Provavelmente vai sair do clube no final do ano. O apelido? Peço desculpa, mas não sei. Chama-se Matías», insiste, quase constrangido.

A mágoa da ingratidão com o Benfica à mistura

Na despedida, mais seguro, o senhor Ernesto deixa alguns lamentos. O lamento de não falar com Lionel Messi «há mais de dez anos», por exemplo.

«Fui ao hotel onde estava a selecção antes do jogo com o Brasil. Mas só consegui falar com os pais dele. Gente humilde e simpática.

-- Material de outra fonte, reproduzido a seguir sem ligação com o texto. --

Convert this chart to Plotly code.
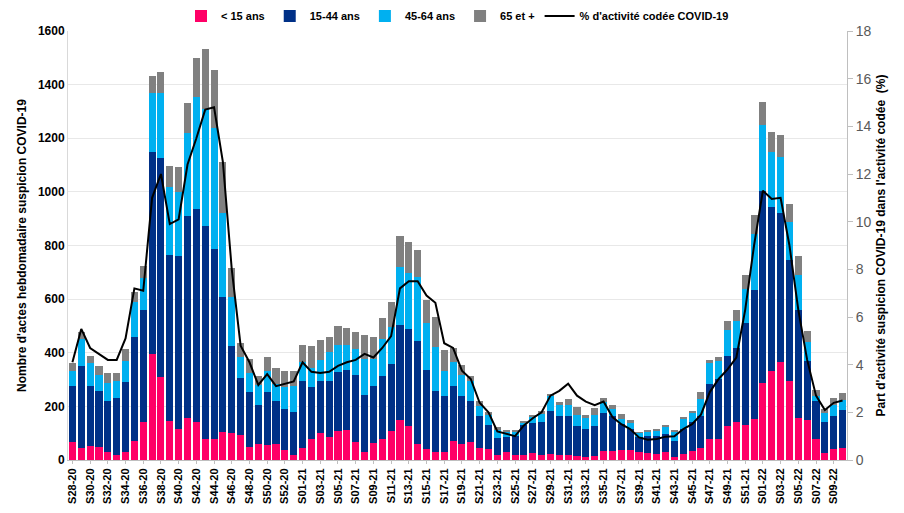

No dia do jogo passou perto de mim e sorriu. É uma pena que os meninos esqueçam algumas coisas quando encontram o sucesso», esmorece o mentor do esquerdino mais famoso do mundo.

E não é que até o Benfica entra nesta onda de mágoa? «Em 2006 ele lesionou-se e não jogou contra o Benfica na Liga dos Campeões. Disseram-me que estava em Rosario e fui a casa dele, uma verdadeira fortaleza, matar saudades.

Disseram-me que não estava, mas é mentira. Vi-o ao longe a assistir televisão. Enfim, deve ter medo que eu lhe peça alguma coisa. O dinheiro muda um pouco as pessoas.»